The start of school means there will be less time for those opportunities now. I feel bad about that. I wish I had said yes more. I wish I had made more time.
Yesterday, all she wanted was to swim in our pool and we didn’t even do that. It rained all day. There was too much lightning. What a way to end summer. Couldn’t even go for a swim 20 feet outside my own back door.
So, all that first day of school crying? Silly. It’s a combination of parental guilt and sadness and excitement and fear… School just gets the blame. But there’s also the immense pride at how grown up my little girl is becoming. How excited she is to make new friends. She made sure she had her lunch box and backpack all set to go. She carried it around all day. (I mentioned that school doesn’t start for a week, right?)
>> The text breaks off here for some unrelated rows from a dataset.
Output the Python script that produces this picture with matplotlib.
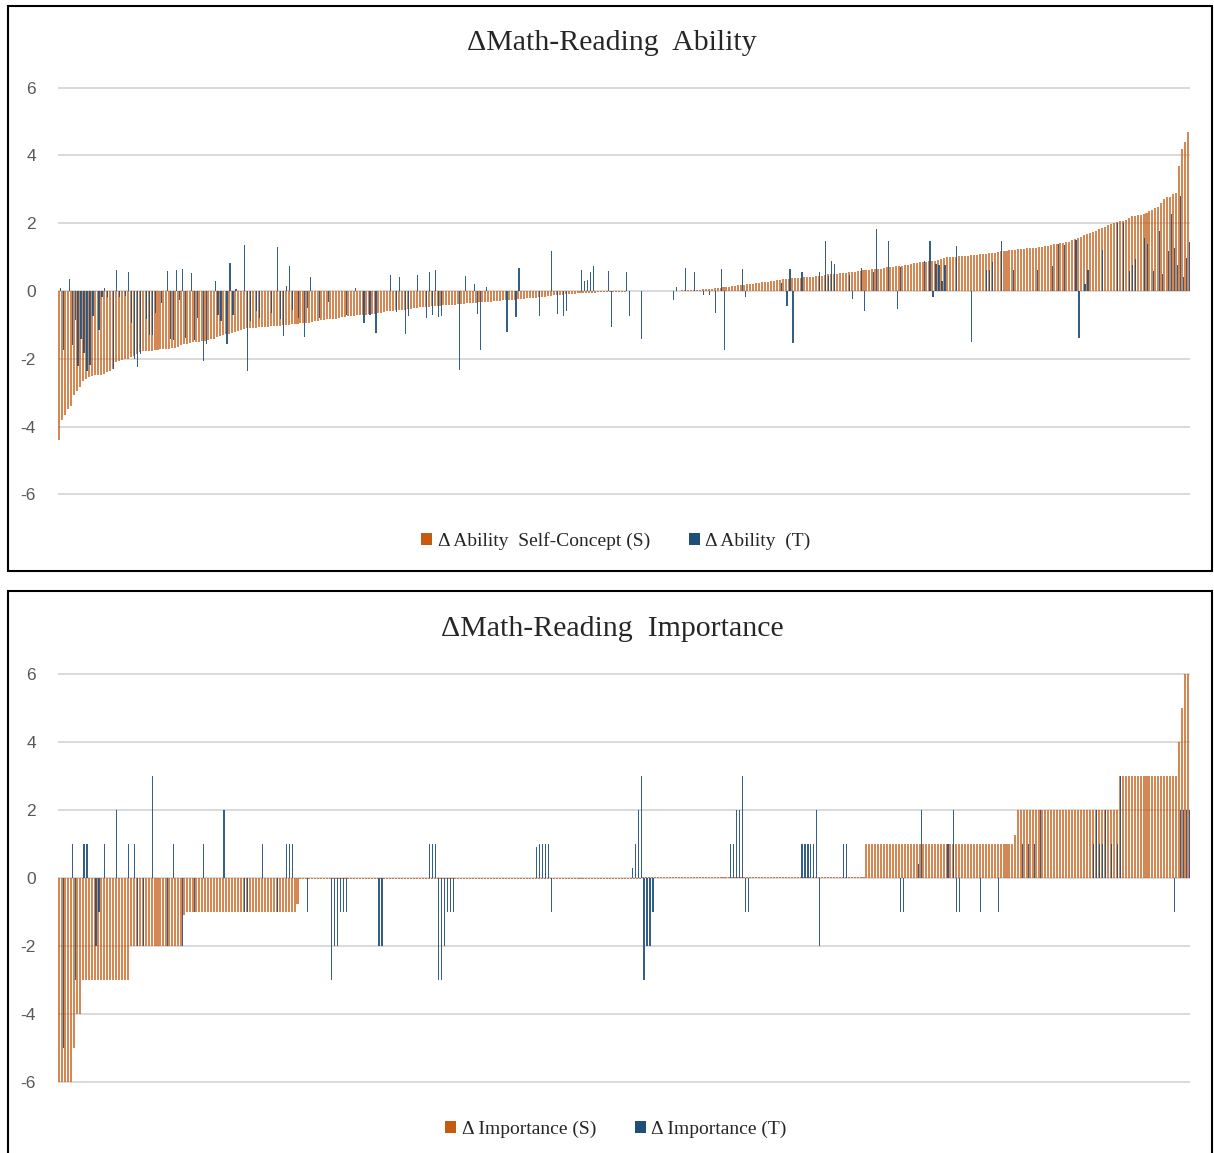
import numpy as np
import matplotlib
matplotlib.use("Agg")
import matplotlib.pyplot as plt
from matplotlib.patches import Patch, Rectangle

# ---------------- data ----------------
ability_s = [
    -4.4, -3.8, -3.66, -3.47, -3.4, -3.07, -2.96, -2.84, -2.67, -2.6, -2.55,
    -2.5, -2.48, -2.47, -2.47, -2.45, -2.4,
    -2.35, -2.3,
    -2.1, -2.06, -2.05, -2.02, -2.0,
    -1.95, -1.91, -1.85, -1.81,
    -1.78, -1.77, -1.77, -1.76, -1.75,
    -1.73, -1.72, -1.72, -1.71, -1.7, -1.68,
    -1.67, -1.65, -1.6, -1.57, -1.55,
    -1.52, -1.5, -1.5, -1.5, -1.49, -1.48,
    -1.45, -1.43, -1.42, -1.36, -1.33, -1.3,
    -1.28, -1.27, -1.25, -1.2, -1.18,
    -1.15, -1.12, -1.1, -1.09, -1.09, -1.08,
    -1.07, -1.06, -1.05, -1.05, -1.04, -1.04, -1.03,
    -1.02, -1.01, -1.0, -0.99, -0.98, -0.97,
    -0.96, -0.95, -0.94, -0.94, -0.93, -0.92,
    -0.9, -0.88, -0.86, -0.85, -0.84, -0.84, -0.83,
    -0.82, -0.8, -0.78, -0.76, -0.74, -0.73, -0.73, -0.72,
    -0.71, -0.7, -0.7, -0.69, -0.68, -0.67, -0.66, -0.65,
    -0.62, -0.6, -0.59, -0.58, -0.57, -0.56, -0.55, -0.55,
    -0.54, -0.52, -0.5, -0.49, -0.48, -0.47, -0.46,
    -0.46, -0.45, -0.45, -0.44, -0.43, -0.42, -0.42, -0.41,
    -0.41, -0.4, -0.39, -0.38, -0.37, -0.36, -0.36, -0.35, -0.34,
    -0.33, -0.32, -0.32, -0.31, -0.31, -0.3, -0.3, -0.29, -0.28,
    -0.27, -0.27, -0.26, -0.26, -0.25, -0.24, -0.23,
    -0.22, -0.21, -0.21, -0.2, -0.19, -0.18, -0.17,
    -0.15, -0.14, -0.13, -0.12, -0.12, -0.11, -0.1, -0.1, -0.09, -0.08,
    -0.07, -0.07, -0.06, -0.06, -0.05, -0.05, -0.05, -0.04, -0.04, -0.04, -0.03,
    -0.03, -0.03, -0.02, -0.02, -0.02, -0.02, -0.01, -0.01, -0.01, -0.01, -0.01,
    0, 0, 0, 0, 0, 0, 0, 0, 0, 0,
    0.01, 0.01, 0.01, 0.02, 0.02, 0.02, 0.03,
    0.03, 0.04, 0.04, 0.05, 0.05, 0.06, 0.07,
    0.08, 0.09, 0.1, 0.11, 0.12, 0.13, 0.15, 0.16,
    0.17, 0.18, 0.19, 0.2, 0.21,
    0.22, 0.23, 0.25, 0.26, 0.27,
    0.28, 0.29, 0.3, 0.31, 0.33, 0.34,
    0.35, 0.36, 0.37, 0.38, 0.38, 0.39, 0.4,
    0.41, 0.42, 0.42, 0.43, 0.44, 0.45, 0.47, 0.49, 0.5,
    0.5, 0.51, 0.52, 0.53, 0.54, 0.55, 0.56,
    0.57, 0.58, 0.6, 0.61, 0.62,
    0.63, 0.64, 0.64, 0.65, 0.66, 0.68, 0.7,
    0.71, 0.72, 0.73, 0.74, 0.75,
    0.76, 0.78, 0.8, 0.82, 0.84, 0.85, 0.86, 0.87, 0.88,
    0.89, 0.9, 0.92, 0.95, 0.98, 1.0,
    1.0, 1.01, 1.01, 1.02, 1.02, 1.03,
    1.04, 1.05, 1.06, 1.07, 1.08, 1.09,
    1.1, 1.11, 1.12, 1.13, 1.15, 1.17,
    1.18, 1.19, 1.2, 1.21, 1.22, 1.23,
    1.24, 1.25, 1.26, 1.27, 1.28, 1.28,
    1.29, 1.3, 1.32, 1.34, 1.36, 1.38,
    1.4, 1.41, 1.42, 1.44, 1.46, 1.5,
    1.53, 1.57, 1.6, 1.65, 1.69,
    1.72, 1.75, 1.78, 1.82, 1.86,
    1.9, 1.94, 1.98, 2.0, 2.03,
    2.06, 2.08, 2.1, 2.15, 2.2,
    2.22, 2.23, 2.24, 2.26, 2.3,
    2.35, 2.38, 2.45, 2.48,
    2.6, 2.72, 2.76, 2.78, 2.85, 2.88, 3.7, 4.2, 4.4, 4.7,
]

# teacher ratings: (student index, value); all other students are 0
ability_t_points = [
    (0, 0.08), (1, -1.73), (3, 0.34), (4, -1.6), (5, -0.85), (6, -2.2), (7, -1.43),
    (8, -1.82), (9, -2.36), (10, -2.17), (11, -0.75), (13, -1.16), (14, -0.17),
    (15, 0.1), (16, -0.17), (18, -2.3), (19, 0.61), (20, -0.17), (22, -0.15),
    (23, 0.55), (24, -0.93), (25, -2.0), (26, -2.24), (27, -1.87), (29, -0.83),
    (30, -1.29), (31, -1.29), (32, -0.65), (34, -0.36), (36, 0.59), (37, -1.43),
    (38, -1.45), (39, 0.63), (40, -0.26), (41, 0.66), (42, -1.4), (44, 0.53),
    (45, -1.45), (46, -0.8), (48, -2.06), (49, -1.57), (52, 0.29), (53, -0.7),
    (54, -0.9), (56, -1.55), (57, 0.83), (58, -0.7), (59, 0.06), (62, 1.37),
    (63, -2.35), (64, -0.9), (66, -0.6), (67, -0.8), (71, -0.65), (73, 1.31),
    (74, -0.84), (75, -1.33), (76, 0.15), (77, 0.74), (78, -0.55), (80, -0.8),
    (82, -1.36), (83, -0.5), (84, 0.42), (87, -0.8), (90, -0.31), (96, -0.7),
    (99, 0.1), (102, -0.94), (104, -0.7), (106, -1.25), (111, 0.47), (113, -0.63),
    (114, 0.4), (116, -1.28), (117, -0.75), (120, 0.47), (123, -0.8), (124, 0.56),
    (125, -0.7), (126, 0.63), (127, -0.77), (128, -0.75), (134, -2.33), (136, 0.44),
    (139, 0.22), (140, -0.67), (141, -1.74), (143, 0.13), (150, -1.21), (153, -0.77),
    (154, 0.69), (161, -0.75), (165, 1.19), (167, -0.67), (169, -0.73), (170, -0.6),
    (175, 0.63), (176, 0.29), (177, 0.32), (178, 0.56), (179, 0.73), (184, 0.59),
    (185, -1.06), (190, 0.56), (191, -0.73), (195, -1.43), (206, -0.28), (207, 0.13),
    (210, 0.69), (213, 0.56), (216, -0.12), (218, -0.12), (220, -0.65), (222, 0.64),
    (223, -1.74), (229, 0.66), (230, -0.17), (242, 0.25), (244, -0.43), (245, 0.66),
    (246, -1.53), (249, 0.57), (255, 0.57), (257, 1.47), (258, 0.44), (259, 0.9),
    (260, 0.79), (265, 0.47), (266, -0.24), (269, 0.69), (270, -0.59), (273, 0.55),
    (274, 1.83), (278, 1.47), (281, -0.54), (282, 0.71), (290, 0.88), (292, 1.47),
    (293, -0.19), (294, 0.79), (295, 0.76), (296, 0.3), (297, 0.76), (301, 1.32),
    (306, -1.5), (311, 0.61), (312, 0.61), (313, 0.86), (316, 1.49), (320, 0.61),
    (328, 0.61), (333, 0.74), (335, 1.38), (337, 1.35), (341, 1.5), (342, -1.4),
    (344, 0.22), (345, 0.61), (350, 1.22), (355, 2.0), (357, 2.0), (359, 0.6),
    (360, 0.76), (361, 0.93), (364, 1.57), (365, 1.38), (367, 0.6), (369, 1.76),
    (370, 0.5), (372, 1.18), (373, 2.27), (374, 1.28), (375, 0.76), (376, 2.81),
    (377, 0.42), (378, 0.96), (379, 1.45),
]

# importance (S): run-length pairs (value, number of students), sorted
importance_s_runs = [
    (-6, 5), (-5, 1), (-4, 2), (-3, 16), (-2, 18), (-1.1, 1), (-1, 37), (-0.75, 1),
    (-0.03, 115), (0.03, 75), (1, 50), (1.25, 1), (2, 34), (3, 20), (4, 1), (5, 1), (6, 2),
]

importance_t_points = [
    (1, -5), (4, 1), (5, -3), (8, 1), (9, 1), (12, -2), (13, -1), (15, 1), (19, 2),
    (23, 1), (25, 1), (26, -2), (28, -2), (31, 3), (36, -2), (38, 1), (41, -2),
    (45, -1), (48, 1), (55, 2), (62, -1), (63, -1), (68, 1), (73, -1), (76, 1),
    (77, 1), (78, 1), (83, -1), (91, -3), (92, -2), (93, -2), (94, -1), (95, -1),
    (96, -1), (107, -2), (108, -2), (124, 1), (125, 1), (126, 1), (127, -3),
    (128, -3), (129, -2), (130, -1), (131, -1), (132, -1), (160, 0.9), (161, 1),
    (162, 1), (163, 1), (164, 1), (165, -1), (192, 0.3), (193, 1), (194, 2),
    (195, 3), (196, -3), (197, -2), (198, -2), (199, -1), (225, 1), (226, 1),
    (227, 2), (228, 2), (229, 3), (230, -1), (231, -1), (249, 1), (250, 1),
    (251, 1), (252, 1), (253, 1), (254, 2), (255, -2), (263, 1), (264, 1),
    (282, -1), (283, -1), (288, 0.4), (289, 2), (298, 1), (300, 2), (301, -1),
    (302, -1), (309, -1), (315, -1), (323, 1), (325, 1), (327, 1), (329, 2),
    (347, 1), (348, 2), (349, 1), (350, 1), (351, 2), (353, 1), (355, 1), (356, 3),
    (374, -1), (376, 2), (377, 2), (378, 2), (379, 2),
]

titles = ["\u0394Math-Reading  Ability", "\u0394Math-Reading  Importance"]
legend_labels = [["\u0394 Ability  Self-Concept (S)", "\u0394 Ability  (T)"],
                 ["\u0394 Importance (S)", "\u0394 Importance (T)"]]
yticks = [-6, -4, -2, 0, 2, 4, 6]

# ---------------- build series ----------------
def expand_points(points, n):
    arr = np.zeros(n)
    for i, v in points:
        if 0 <= i < n:
            arr[i] = v
    return arr

imp_s = []
for v, c in importance_s_runs:
    imp_s += [v] * c
imp_s = np.array(imp_s)
abil_s = np.array(ability_s)
abil_t = expand_points(ability_t_points, len(abil_s))
imp_t = expand_points(importance_t_points, len(imp_s))

ORANGE = "#C55A11"
BLUE = "#1F4E79"
GRID = "#D9D9D9"

W, H = 1214, 1153
fig = plt.figure(figsize=(W / 100, H / 100), dpi=100)

def fx(px):
    return px / W

def fy(py):
    return 1 - py / H

# panel borders
fig.patches.append(Rectangle((fx(8), fy(571)), fx(1212) - fx(8), fy(6) - fy(571),
                             transform=fig.transFigure, fill=False, edgecolor="black", linewidth=1.5))
fig.patches.append(Rectangle((fx(8), fy(1160)), fx(1212) - fx(8), fy(591) - fy(1160),
                             transform=fig.transFigure, fill=False, edgecolor="black", linewidth=1.5))

panels = [
    (abil_s, abil_t, 86, 496, 42, 541),
    (imp_s, imp_t, 672, 1084, 628, 1129),
]

for k, (s, t, ytop, ybot, ytitle, yleg) in enumerate(panels):
    ax = fig.add_axes([fx(58), fy(ybot), fx(1190) - fx(58), fy(ytop) - fy(ybot)])
    n = len(s)
    x = np.arange(n)
    ax.bar(x - 0.1, s, width=0.68, color=ORANGE, alpha=0.72, linewidth=0, zorder=2)
    ax.bar(x + 0.24, t, width=0.40, color=BLUE, alpha=0.9, linewidth=0, zorder=3)
    ax.set_xlim(-0.5, n - 0.5)
    ax.set_ylim(-6.05, 6.05)
    ax.set_yticks(yticks)
    ax.set_yticklabels([str(v) for v in yticks], fontsize=12.5, color="#595959",
                       family=["Liberation Sans", "DejaVu Sans"])
    ax.tick_params(axis="y", length=0, pad=16)
    ax.set_xticks([])
    ax.yaxis.grid(True, color=GRID, linewidth=1.4, zorder=0)
    ax.set_axisbelow(True)
    for sp in ax.spines.values():
        sp.set_visible(False)
    fig.text(fx(612), fy(ytitle + 1), titles[k], ha="center", va="center", fontsize=21.5,
             family=["Liberation Serif", "DejaVu Serif"], color="#262626")
    handles = [Patch(facecolor=ORANGE, edgecolor="none", label=legend_labels[k][0]),
               Patch(facecolor=BLUE, edgecolor="none", label=legend_labels[k][1])]
    fig.legend(handles=handles, loc="center", bbox_to_anchor=(fx(616), fy(yleg)), ncol=2,
               frameon=False, prop={"family": ["Liberation Serif", "DejaVu Serif"], "size": 14},
               handlelength=0.55, handleheight=0.55, handletextpad=0.3, columnspacing=2.0,
               labelcolor="#262626")

fig.savefig("out.png", dpi=100)
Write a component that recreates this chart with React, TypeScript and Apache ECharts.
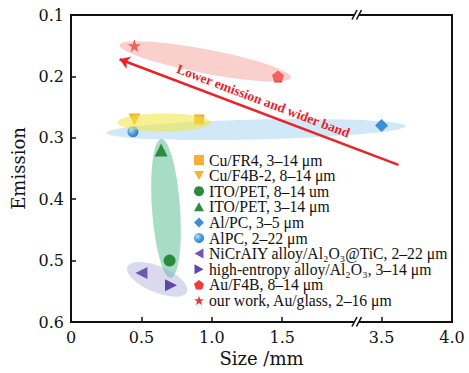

Parents feel an undeniable tint on this whole thing that is a steady reminder: with each passing day, the child needs the parents a little less.
I knew way back during those 3am feeding that this day would come. I was warned. I wanted it to come back then. Now, I wish I had more time.
Nobody enjoys saying goodbye.
That sweet little kid that looked up to me and thought I was the smartest, bravest, funniest man on Earth, who enjoyed laughing playing with me more than anyone else, is about to find out the truth
– that there are a lot of interesting kids in school, and, well… dad is still pretty neat, but these kids want to play hopscotch and climb trees and crawl through tubes!
It isn’t over, I know. That’s silly; everything is still just starting. And I want her to grow and explore and become the person she is going to be.
She isn’t going anywhere, but in some ways, she’s already gone.
It’s a tiny taste of what is coming and I don’t like it, even though I’m sure I’m going to enjoy how things are going to be. But that doesn’t mean I can’t also miss how they were.
So don’t expect me to be one of those parents crying on the first day of school.
I did it today when nobody was looking.